•  

    Conventions Cheat Sheet / Ramsey

     

    A LOT vs. “ALOT”

    • a lot = correct
    • “alot” = wrong

     

    THERE / THEY’RE / THEIR

    • there = over there, there is
    • they’re = they are
    • their = belong to them

     

    TO / TWO / TOO

    • to = to speak, to walk; to the store
    • two = 2
    • too = also; in excess (“too small”)

     

    YOUR / YOU’RE

    • your = belongs to you
    • you’re = you are

     

    ITS / IT’S

    • its = belongs to it
    • it’s = is is; it has

     

    WOMAN / WOMEN

    • woman = 1
    • women = more than 1

     

    WHERE / WERE

    • where = a location
    • were = past tense of “are”

     

    COULD HAVE vs.
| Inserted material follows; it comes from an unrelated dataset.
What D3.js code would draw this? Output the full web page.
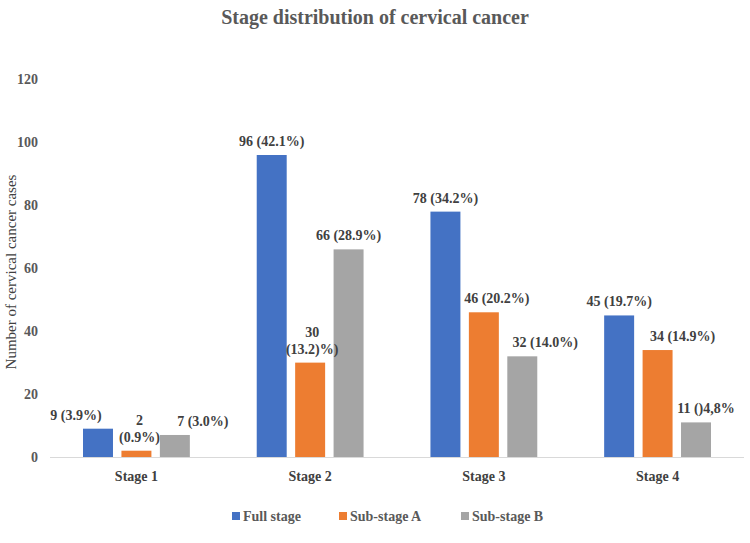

COULD “OF”

    • could HAVE = correct
    • could “of” = wrong

     

    THEN / THAN

    • then = next
    • than = comparison (“more than three”)

     

    WHO’S / WHOSE

    • who’s = who is; who has
    • whose = belongs to whom?

     

    FEWER / LESS

    • fewer = things you can count (“fewer molecules of air”)
    • less = things you can’t count (“less air”)

     

    CHOOSE / CHOSE

    • choose = present and future tense (“I will choose”)
    • chose = past tense (“Yesterday, I chose”)

     

    ACCEPT / EXCEPT

    • accept = to receive
    • except = but

     

    WHO / THAT

    • who = people (“friends who talk”)
    • that = things (“paper that’s red”)

     

    LOSE / LOOSE

    • lose = not have anymore (“You will lose”)
    • loose = opposite of tight

     

    ALREADY / ALL READY

    • already = before now
    • all ready = everyone or everything is ready

     

    “I” vs. “ME”

    • “I” vs. “me”: ignore people next to the “I” and “me,” then listen: “Give that pen to my friend and ME.”

    AFFECT / EFFECT

    • affect = alter (“Climate change will affect all of us”)
    • effect = outcome (“What’s the effect of this change?”)

     

    EVERYDAY / EVERY DAY

    • everyday = common, normal, ordinary
    • every day = each day

     

    DEFIANT / DEFINITE

    • defiant = going against authority
    • definite = for sure; specific

     

    PRINCIPAL

    • principal = person in charge of school

     

    ALL RIGHT vs. “ALRIGHT”

    • all right = correct
    • “alright” = wrong

     

    “DAD” vs. “dad”

    • “Dad” vs. “dad”: capitalize when using instead of his NAME: “When will you be here, Dad?”

     

    SEMICOLONS

    • use semicolons (;) to pull together two complete sentences: “I ate a lot; I was hungry.”

     

    COMMA AND PERIOD PLACEMENT

    • commas and periods go INside end quotation marks unless you’re doing parenthetical documentation for a research paper

     

    COLONS

    • colons (:) go after complete sentences: “I bought three things: eggs, milk, and bread.”

    COMMAS

    • after introductory phrases: “Well, I don’t know.”
    • to separate three or more items in a series: “I can walk, talk, and chew gum.”
    • before and after interrupting elements: “An advisor, who is usually a professor, can help you.”
    • before “so,” “or,” “but,” and “and” when using these “SOBAs” to pull together two full sentences: “I walked to school, and I looked around.” (NO comma here: “I walked to school and looked around.”)
    • between adjectives when they can switch places and the sentence still makes sense: “I saw tall, leafy trees.”)

     

    QUESTION MARK PLACEMENT

    • question marks go INside end quotation marks when the words inside quotation marks are a question: He asked, “Who’s at the door?”
    • question marks go OUTside end quotation marks when the words inside quotation marks are NOT a question: Who said, “I’m going to be late to the meeting”?

     

    APOSTROPHES

    • use apostrophes for contractions (can’t, wouldn’t, don’t)
    • use an apostrophe THEN an “s” for singular possession: “My cat has a tail. That’s my cat’s tail.”
    • use an “s” THEN an apostrophe for plural possession: “My two cats have tails. Those are my cats’ tails.”